The whole exercise is creating a paradise for subsidy-grabbers, rent-seekers, regulator-capturers and consumers-gougers as it is being bolted on to entirely dysfunctional energy and transport markets. It also provides an avenue to power for some of those on the left who have lost every other argument. There are far, far more efficient and effective ways of securing the EU's top-level climate change objectives.
I wouldn't for one moment trust the motives of the Minister, but in this case he is wisely signalling the need for a pause for thought and deeper consideration. It may be that the even more madcap schemes in the UK will come under scrutiny in a Competition Commission inquiry. And generally throughout the EU, as voters become aware of the huge costs that will be incurred to secure the EU's laudable climate change objectives - at a time of severe economic crisis, the demand for a review and a re-assessment will grow.
There is a broad popular consensus to address climate change, but voters will not pay over the top to achieve it and reward greedy profiteers and power-hungry and increasingly strident and potentially dictatorial Greens and left-wingers.
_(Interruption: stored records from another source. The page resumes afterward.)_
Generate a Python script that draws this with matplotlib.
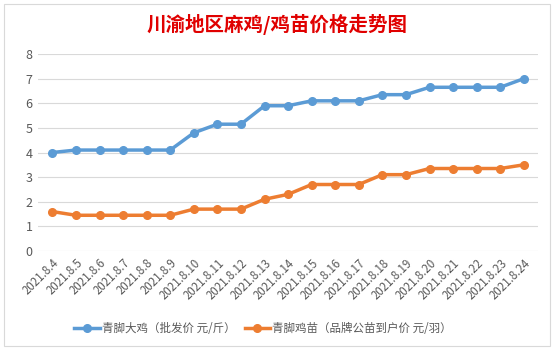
import matplotlib.pyplot as plt
from matplotlib.patches import Rectangle

plt.rcParams['font.family'] = ['Noto Sans CJK SC', 'DejaVu Sans']

dates = ['2021.8.%d' % d for d in range(4, 25)]
big_chicken = [4.0, 4.1, 4.1, 4.1, 4.1, 4.1, 4.8, 5.15, 5.15, 5.9, 5.9,
               6.1, 6.1, 6.1, 6.35, 6.35, 6.65, 6.65, 6.65, 6.65, 7.0]
chick = [1.6, 1.45, 1.45, 1.45, 1.45, 1.45, 1.7, 1.7, 1.7, 2.1, 2.3,
         2.7, 2.7, 2.7, 3.1, 3.1, 3.35, 3.35, 3.35, 3.35, 3.5]

fig = plt.figure(figsize=(5.54, 3.51), dpi=100)
fig.patches.append(Rectangle((0.008, 0.015), 0.984, 0.975, transform=fig.transFigure,
                             fill=False, edgecolor='#d9d9d9', linewidth=0.8))
ax = fig.add_axes([0.069, 0.285, 0.902, 0.561])

x = range(len(dates))
ax.plot(x, big_chicken, color='#5B9BD5', lw=2.5, marker='o', ms=5.5,
        label='青脚大鸡（批发价 元/斤）')
ax.plot(x, chick, color='#ED7D31', lw=2.5, marker='o', ms=5.5,
        label='青脚鸡苗（品牌公苗到户价 元/羽）')

ax.set_ylim(0, 8)
ax.set_xlim(-0.6, len(dates) - 0.4)
ax.set_yticks(range(9))
ax.set_xticks(list(x))
ax.set_xticklabels(dates, rotation=45, ha='right', rotation_mode='anchor')
ax.tick_params(axis='both', length=0, labelsize=8.3, colors='#595959', pad=4)
ax.tick_params(axis='y', labelsize=9)
ax.grid(axis='y', color='#d9d9d9', lw=0.8)
ax.set_axisbelow(True)
for s in ax.spines.values():
    s.set_visible(False)

fig.text(0.5, 0.93, '川渝地区麻鸡/鸡苗价格走势图', ha='center', va='center',
         fontsize=14, fontweight='bold', color='#e00000')
fig.legend(loc='center', bbox_to_anchor=(0.475, 0.065), ncol=2, frameon=False,
           fontsize=8.3, labelcolor='#595959', handlelength=2.2, columnspacing=0.8,
           handletextpad=0.2)

fig.savefig('out.png', dpi=100)
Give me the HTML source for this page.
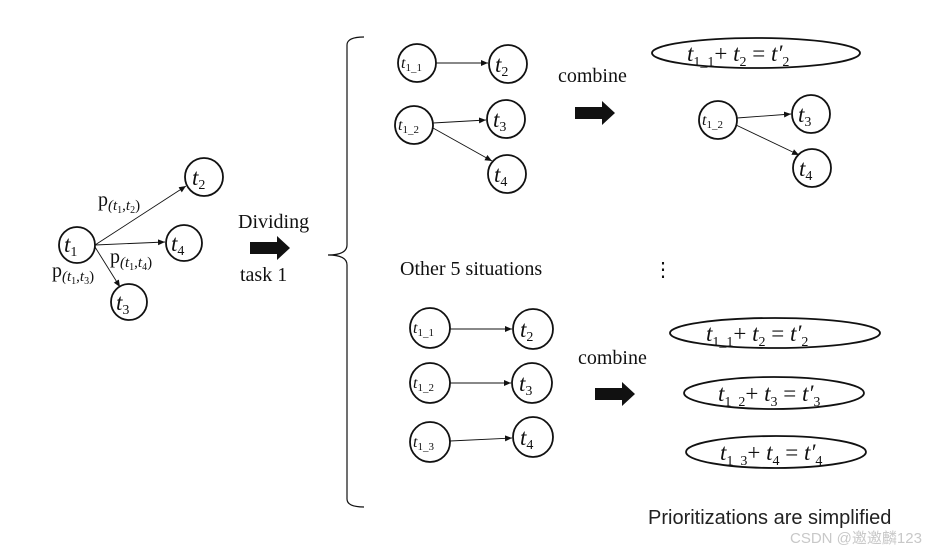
<!DOCTYPE html>
<html><head><meta charset="utf-8"><style>
html,body{margin:0;padding:0;background:#fff;width:945px;height:550px;overflow:hidden}
svg{display:block}
.m{font-family:"Liberation Serif","DejaVu Serif",serif;font-style:italic;fill:#111}
.r{font-family:"Liberation Serif",serif;fill:#111}
</style></head><body>
<svg width="945" height="550" viewBox="0 0 945 550" xmlns="http://www.w3.org/2000/svg">
<defs>
<marker id="a" markerWidth="8" markerHeight="8" refX="7" refY="3" orient="auto" markerUnits="userSpaceOnUse"><path d="M0,0 L7,3 L0,6 z" fill="#111"/></marker>
</defs>
<g fill="none" stroke="#111" stroke-width="1.8">
<circle cx="77" cy="245" r="18"/>
<circle cx="204" cy="177" r="19"/>
<circle cx="184" cy="243" r="18"/>
<circle cx="129" cy="302" r="18"/>
<circle cx="417" cy="63" r="19"/>
<circle cx="508" cy="64" r="19"/>
<circle cx="414" cy="125" r="19"/>
<circle cx="506" cy="119" r="19"/>
<circle cx="507" cy="174" r="19"/>
<ellipse cx="756" cy="53" rx="104" ry="15"/>
<circle cx="718" cy="120" r="19"/>
<circle cx="811" cy="114" r="19"/>
<circle cx="812" cy="168" r="19"/>
<circle cx="430" cy="328" r="20"/>
<circle cx="533" cy="329" r="20"/>
<circle cx="430" cy="383" r="20"/>
<circle cx="532" cy="383" r="20"/>
<circle cx="430" cy="442" r="20"/>
<circle cx="533" cy="437" r="20"/>
<ellipse cx="775" cy="333" rx="105" ry="15"/>
<ellipse cx="774" cy="393" rx="90" ry="16"/>
<ellipse cx="776" cy="452" rx="90" ry="16"/>
<path d="M364,37 Q347,37 347,45 L347,245 Q347,255 328,255 Q347,255 347,265 L347,499 Q347,507 364,507" stroke-width="1.2"/>
</g>
<g stroke="#111" stroke-width="0.9" marker-end="url(#a)">
<line x1="95" y1="245" x2="186" y2="186"/>
<line x1="95" y1="245" x2="165" y2="242"/>
<line x1="95" y1="247" x2="120" y2="287"/>
<line x1="436" y1="63" x2="488" y2="63"/>
<line x1="433" y1="123" x2="486" y2="120"/>
<line x1="433" y1="128" x2="492" y2="161"/>
<line x1="737" y1="118" x2="791" y2="114"/>
<line x1="736" y1="125" x2="799" y2="155"/>
<line x1="450" y1="329" x2="512" y2="329"/>
<line x1="450" y1="383" x2="511" y2="383"/>
<line x1="450" y1="441" x2="512" y2="438"/>
</g>
<path d="M250,242 L277,242 L277,236 L290,248 L277,260 L277,254 L250,254 z" fill="#111"/>
<path d="M575,107 L602,107 L602,101 L615,113 L602,125 L602,119 L575,119 z" fill="#111"/>
<path d="M595,388 L622,388 L622,382 L635,394 L622,406 L622,400 L595,400 z" fill="#111"/>
<g class="m" font-size="23">
<text x="64" y="252">t<tspan font-size="14" font-style="normal" dy="4">1</tspan></text>
<text x="192" y="185">t<tspan font-size="14" font-style="normal" dy="4">2</tspan></text>
<text x="171" y="251">t<tspan font-size="14" font-style="normal" dy="4">4</tspan></text>
<text x="116" y="310">t<tspan font-size="14" font-style="normal" dy="4">3</tspan></text>
<text x="495" y="72">t<tspan font-size="14" font-style="normal" dy="4">2</tspan></text>
<text x="493" y="127">t<tspan font-size="14" font-style="normal" dy="4">3</tspan></text>
<text x="494" y="182">t<tspan font-size="14" font-style="normal" dy="4">4</tspan></text>
<text x="798" y="122">t<tspan font-size="14" font-style="normal" dy="4">3</tspan></text>
<text x="799" y="176">t<tspan font-size="14" font-style="normal" dy="4">4</tspan></text>
<text x="520" y="337">t<tspan font-size="14" font-style="normal" dy="4">2</tspan></text>
<text x="519" y="391">t<tspan font-size="14" font-style="normal" dy="4">3</tspan></text>
<text x="520" y="445">t<tspan font-size="14" font-style="normal" dy="4">4</tspan></text>
</g>
<g class="m" font-size="16">
<text x="401" y="68">t<tspan font-size="11" font-style="normal" dy="3">1_1</tspan></text>
<text x="398" y="130">t<tspan font-size="11" font-style="normal" dy="3">1_2</tspan></text>
<text x="702" y="125">t<tspan font-size="11" font-style="normal" dy="3">1_2</tspan></text>
<text x="413" y="333">t<tspan font-size="11" font-style="normal" dy="3">1_1</tspan></text>
<text x="413" y="388">t<tspan font-size="11" font-style="normal" dy="3">1_2</tspan></text>
<text x="413" y="447">t<tspan font-size="11" font-style="normal" dy="3">1_3</tspan></text>
</g>
<g class="r" font-size="20">
<text x="98" y="206">p<tspan class="m" font-size="15" dy="4">(t</tspan><tspan font-size="10" dy="3">1</tspan><tspan font-size="15" dy="-3">,</tspan><tspan class="m" font-size="15">t</tspan><tspan font-size="10" dy="3">2</tspan><tspan font-size="15" dy="-3">)</tspan></text>
<text x="110" y="263">p<tspan class="m" font-size="15" dy="4">(t</tspan><tspan font-size="10" dy="3">1</tspan><tspan font-size="15" dy="-3">,</tspan><tspan class="m" font-size="15">t</tspan><tspan font-size="10" dy="3">4</tspan><tspan font-size="15" dy="-3">)</tspan></text>
<text x="52" y="277">p<tspan class="m" font-size="15" dy="4">(t</tspan><tspan font-size="10" dy="3">1</tspan><tspan font-size="15" dy="-3">,</tspan><tspan class="m" font-size="15">t</tspan><tspan font-size="10" dy="3">3</tspan><tspan font-size="15" dy="-3">)</tspan></text>
</g>
<g class="r" font-size="20">
<text x="238" y="228">Dividing</text>
<text x="240" y="281">task 1</text>
<text x="558" y="82">combine</text>
<text x="578" y="364">combine</text>
<text x="400" y="275">Other  5 situations</text>
<text x="653" y="276">⋮</text>
</g>
<g class="m" font-size="23">
<text x="687" y="61">t<tspan font-size="14" font-style="normal" dy="5">1_1</tspan><tspan font-style="normal" dy="-5">+ </tspan>t<tspan font-size="14" font-style="normal" dy="5">2</tspan><tspan font-style="normal" dy="-5"> = </tspan>t′<tspan font-size="14" font-style="normal" dy="5">2</tspan></text>
<text x="706" y="341">t<tspan font-size="14" font-style="normal" dy="5">1_1</tspan><tspan font-style="normal" dy="-5">+ </tspan>t<tspan font-size="14" font-style="normal" dy="5">2</tspan><tspan font-style="normal" dy="-5"> = </tspan>t′<tspan font-size="14" font-style="normal" dy="5">2</tspan></text>
<text x="718" y="401">t<tspan font-size="14" font-style="normal" dy="5">1_2</tspan><tspan font-style="normal" dy="-5">+ </tspan>t<tspan font-size="14" font-style="normal" dy="5">3</tspan><tspan font-style="normal" dy="-5"> = </tspan>t′<tspan font-size="14" font-style="normal" dy="5">3</tspan></text>
<text x="720" y="460">t<tspan font-size="14" font-style="normal" dy="5">1_3</tspan><tspan font-style="normal" dy="-5">+ </tspan>t<tspan font-size="14" font-style="normal" dy="5">4</tspan><tspan font-style="normal" dy="-5"> = </tspan>t′<tspan font-size="14" font-style="normal" dy="5">4</tspan></text>
</g>
<text x="648" y="524" font-family="'Liberation Sans',sans-serif" font-size="20" fill="#222">Prioritizations are simplified</text>
<text x="790" y="543" font-family="'Liberation Sans','Noto Sans CJK SC',sans-serif" font-size="15" fill="#c8c8c8">CSDN @邀邀麟123</text>
</svg>
</body></html>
Just because there is a debt crisis doesn’t mean we can't tackle climate change - thats a very short sighted comment. Any solutions we devise to address the current economic crisis MUST take climate change into account. If they do not, then all we are doing is setting ourselves up for the climate change crisis , which has already struck the developing world. We have a duty to future generations here and current generations in Africa and Asia to address this issue now.
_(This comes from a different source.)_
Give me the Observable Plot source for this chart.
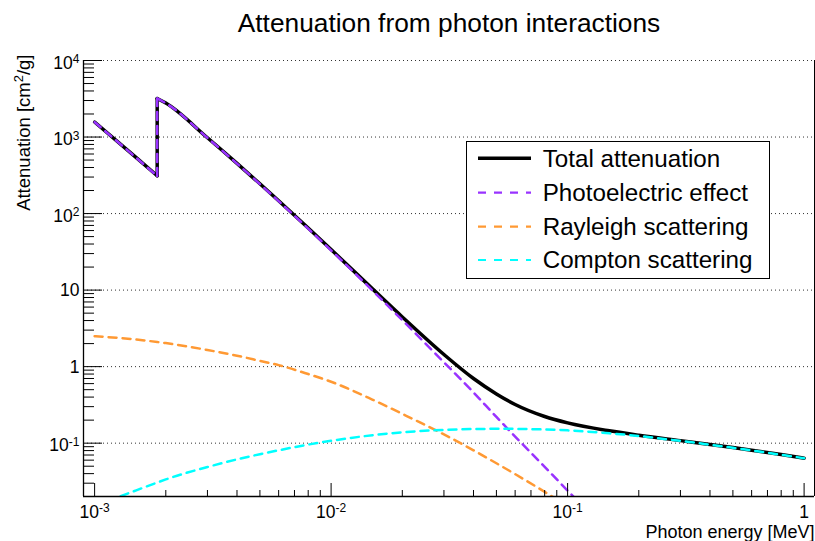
<!DOCTYPE html>
<html>
<head>
<meta charset="utf-8">
<script src="https://cdn.jsdelivr.net/npm/d3@7"></script>
<script src="https://cdn.jsdelivr.net/npm/@observablehq/plot@0.6"></script>
<style>
  html, body { margin: 0; padding: 0; background: white; }
  #wrap { position: relative; width: 815px; height: 541px; font-family: 'Liberation Sans', Arial, Helvetica, sans-serif; }
  #legend { position: absolute; left: 466px; top: 141px; }
</style>
</head>
<body>
<div id="wrap"></div>
<script>
// Photon energy grid [MeV] (duplicate entry = K absorption edge)
const energy = [0.001, 0.0015, 0.001839, 0.001839, 0.002, 0.003, 0.004, 0.005, 0.006, 0.008,
                0.01, 0.015, 0.02, 0.03, 0.04, 0.05, 0.06, 0.08, 0.1,
                0.15, 0.2, 0.3, 0.4, 0.5, 0.6, 0.8, 1.0];
// Attenuation [cm^2/g]
const totalAtt = [1570, 537, 312, 3192, 2777, 978, 453, 245, 147, 64.7,
                  33.9, 10.3, 4.46, 1.44, 0.70, 0.44, 0.32, 0.223, 0.184,
                  0.145, 0.127, 0.108, 0.0963, 0.0877, 0.0809, 0.0709, 0.0636];
const photoelectric = [1567, 535, 310, 3190, 2770, 975, 450, 243, 145.5, 63.6,
                       33.1, 9.8, 4.05, 1.14, 0.46, 0.22, 0.122, 0.049, 0.024,
                       0.0066, 0.0027, 0.0008, 0.00031, 0.00016, 0.000093, 0.000039, 0.00002];
const rayleigh = [2.50, 2.26, 2.10, 2.10, 2.03, 1.65, 1.39, 1.19, 1.047, 0.80,
                  0.635, 0.369, 0.2415, 0.130, 0.0807, 0.0546, 0.0394, 0.0231, 0.0151,
                  0.0069, 0.0039, 0.00175, 0.00099, 0.00063, 0.00044, 0.00025, 0.00016];
const compton = [0.0149, 0.0242, 0.0306, 0.0306, 0.0336, 0.0488, 0.0614, 0.0718, 0.0807, 0.0959,
                 0.1073, 0.1272, 0.1387, 0.149, 0.153, 0.154, 0.1537, 0.151, 0.147,
                 0.1345, 0.124, 0.107, 0.0955, 0.0870, 0.0805, 0.0705, 0.0636];

const seriesNames = ["Total attenuation", "Photoelectric effect", "Rayleigh scattering", "Compton scattering"];
const seriesColors = ["#000000", "#9933ff", "#ff9933", "#00ffff"];

const yMajor = [0.1, 1, 10, 100, 1000, 10000];
const xMajor = [0.001, 0.01, 0.1, 1];

const titleText = "Attenuation from photon interactions";
const xTitle = "Photon energy [MeV]";
const yTitle = "Attenuation [cm²/g]";

// ---- build ----
const W = 815, H = 541, mL = 83, mR = 1, mT = 60, mB = 45;
const plotW = W - mL - mR, plotH = H - mT - mB;
const xDomain = [Math.pow(10, -3.047), Math.pow(10, 0.044)];
const yDomain = [0.0201, 10000];

const edgeIndex = 3; // first point above the absorption edge
const rows = energy.map((e, i) => ({e, seg: i < edgeIndex ? "below" : "above",
  total: totalAtt[i], photo: photoelectric[i], rayleigh: rayleigh[i], compton: compton[i]}));
const edgeRows = rows.slice(edgeIndex - 1, edgeIndex + 1);
const smoothRows = rows.filter((d, i) => i !== edgeIndex);

const yMinor = [];
for (const d of [0.01, 0.1, 1, 10, 100, 1000]) for (let k = 2; k <= 9; k++) { const v = k * d; if (v > yDomain[0] && v < yDomain[1]) yMinor.push(v); }
const xMinor = [];
for (const d of [0.001, 0.01, 0.1]) for (let k = 2; k <= 9; k++) { const v = k * d; if (v > xDomain[0] && v < xDomain[1]) xMinor.push(v); }

const fmt = d => { const e = Math.round(Math.log10(d)); return e === 0 ? "1" : e === 1 ? "10" : "10^" + e; };
const font = "'Liberation Sans', Arial, Helvetica, sans-serif";
const dash = "8,6";

const svg = Plot.plot({
  width: W, height: H,
  marginLeft: mL, marginRight: mR, marginTop: mT, marginBottom: mB,
  style: {fontFamily: font, fontSize: "17.5px", background: "white", color: "black", overflow: "visible"},
  x: {type: "log", domain: xDomain},
  y: {type: "log", domain: yDomain},
  marks: [
    Plot.ruleY(yMajor, {y: d => d, stroke: "#333", strokeWidth: 1, strokeDasharray: "1,3"}),
    // total attenuation
    Plot.line(rows, {x: "e", y: "total", z: "seg", curve: "monotone-x", stroke: seriesColors[0], strokeWidth: 3.5, strokeLinecap: "round", clip: true}),
    Plot.line(edgeRows, {x: "e", y: "total", stroke: seriesColors[0], strokeWidth: 3.5, strokeLinecap: "round", clip: true}),
    // photoelectric
    Plot.line(rows, {x: "e", y: "photo", z: "seg", curve: "monotone-x", stroke: seriesColors[1], strokeWidth: 2.5, strokeDasharray: dash, clip: true}),
    Plot.line(edgeRows, {x: "e", y: "photo", stroke: seriesColors[1], strokeWidth: 2.5, strokeDasharray: dash, clip: true}),
    // scattering
    Plot.line(smoothRows, {x: "e", y: "rayleigh", curve: "monotone-x", stroke: seriesColors[2], strokeWidth: 2.5, strokeDasharray: dash, clip: true}),
    Plot.line(smoothRows, {x: "e", y: "compton", curve: "monotone-x", stroke: seriesColors[3], strokeWidth: 2.5, strokeDasharray: dash, clip: true}),
    // frame
    Plot.ruleX([xDomain[0]], {x: d => d, stroke: "black", strokeWidth: 1.3}),
    Plot.ruleX([xDomain[1]], {x: d => d, stroke: "black", strokeWidth: 1}),
    Plot.ruleY([yDomain[0]], {y: d => d, stroke: "black", strokeWidth: 1.3}),
    // inside ticks
    Plot.tickY(yMajor, {y: d => d, insetRight: plotW - 19, stroke: "black", strokeWidth: 1}),
    Plot.tickY(yMinor, {y: d => d, insetRight: plotW - 11, stroke: "black", strokeWidth: 1}),
    Plot.tickX(xMajor, {x: d => d, insetTop: plotH - 13, stroke: "black", strokeWidth: 1}),
    Plot.tickX(xMinor, {x: d => d, insetTop: plotH - 6, stroke: "black", strokeWidth: 1}),
    // labels
    Plot.axisY(yMajor, {tickSize: 0, tickPadding: 4, tickFormat: fmt, label: null, fontSize: 17.5}),
    Plot.axisX(xMajor, {tickSize: 0, tickPadding: 0, tickFormat: fmt, label: null, fontSize: 17.5}),
    Plot.text([titleText], {text: d => d, frameAnchor: "top", lineAnchor: "bottom", dy: -28.3, fontSize: 26.3}),
    Plot.text([xTitle], {text: d => d, frameAnchor: "bottom-right", textAnchor: "end", lineAnchor: "bottom", dy: 41, fontSize: 18}),
    Plot.text([yTitle], {text: d => d, frameAnchor: "top-left", textAnchor: "end", lineAnchor: "bottom", rotate: -90, dx: -54, dy: -6, fontSize: 18.5})
  ]
});

const NS = "http://www.w3.org/2000/svg";
function tspan(txt, attrs) {
  const t = document.createElementNS(NS, "tspan");
  t.textContent = txt;
  for (const k in attrs) t.setAttribute(k, attrs[k]);
  return t;
}
// superscript exponents in tick labels
function fixLabels(sel, baseSup, basePlain) {
  svg.querySelectorAll(sel).forEach(t => {
    const s = t.textContent;
    t.removeAttribute("dy");
    const m = s.match(/^10\^(-?\d+)$/);
    if (m) {
      t.textContent = "";
      t.appendChild(tspan("10", {}));
      t.appendChild(tspan(m[1], {"font-size": 12, dy: -5.5}));
      t.setAttribute("y", baseSup);
    } else {
      t.setAttribute("y", basePlain);
    }
  });
}
fixLabels('g[aria-label="y-axis tick label"] text', 8, 6);
fixLabels('g[aria-label="x-axis tick label"] text', 21, 21);

// superscript in the y title
svg.querySelectorAll("text").forEach(t => {
  if (t.textContent === yTitle) {
    const [a, b] = yTitle.split("²");
    t.textContent = "";
    t.appendChild(tspan(a, {}));
    t.appendChild(tspan("2", {"font-size": 13, dy: -6.5}));
    t.appendChild(tspan(b, {dy: 6.5}));
  }
});

const wrap = document.getElementById("wrap");
wrap.appendChild(svg);

// legend
const lg = document.createElementNS(NS, "svg");
lg.setAttribute("id", "legend");
lg.setAttribute("width", 305); lg.setAttribute("height", 139);
lg.setAttribute("font-family", font);
const box = document.createElementNS(NS, "rect");
box.setAttribute("x", 0.5); box.setAttribute("y", 0.5); box.setAttribute("width", 303); box.setAttribute("height", 137);
box.setAttribute("fill", "white"); box.setAttribute("stroke", "black"); box.setAttribute("stroke-width", 1);
lg.appendChild(box);
const rowY = [17.3, 51.7, 85.7, 119];
seriesNames.forEach((name, i) => {
  const ln = document.createElementNS(NS, "line");
  ln.setAttribute("x1", 12); ln.setAttribute("x2", 65);
  ln.setAttribute("y1", rowY[i]); ln.setAttribute("y2", rowY[i]);
  ln.setAttribute("stroke", seriesColors[i]);
  ln.setAttribute("stroke-width", i === 0 ? 3.5 : 2.2);
  if (i > 0) ln.setAttribute("stroke-dasharray", "8,8");
  lg.appendChild(ln);
  const tx = document.createElementNS(NS, "text");
  tx.setAttribute("x", 76.7); tx.setAttribute("y", rowY[i] + 8.3);
  tx.setAttribute("font-size", 24.2);
  tx.textContent = name;
  lg.appendChild(tx);
});
wrap.appendChild(lg);
</script>
</body>
</html>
Oh, the joys of participating on a blog of this nature. One sets oneself up for a whacking by the bearers of pseudonyms and 'anonymouses'. I perfectly understand that some people feel compelled to conceal their identities, but, more often than not, it provides the cover just to 'have a go'. And for those who feel compelled to conceal their identities because of employment or affiliation, I would be more impressed if there was evidence that they were pushing back against this restraint on freedom of speech by an individual. Those concealing their identities should be required to declare the constraints that compel them to do so. It won't stop the cowardly sniping, but it might encourage some pause for thought. And it might encourage some consideration of the distinctions between existing, but unjustified, constraints on an individual's freedom of experession in his or her own name and individuals, unnecessarily, imposing constraints on themselves - and those who are under no real or imagined restraint in terms of revealing their identities, but who want to 'have a go' and are too cowardly to reveal their identities.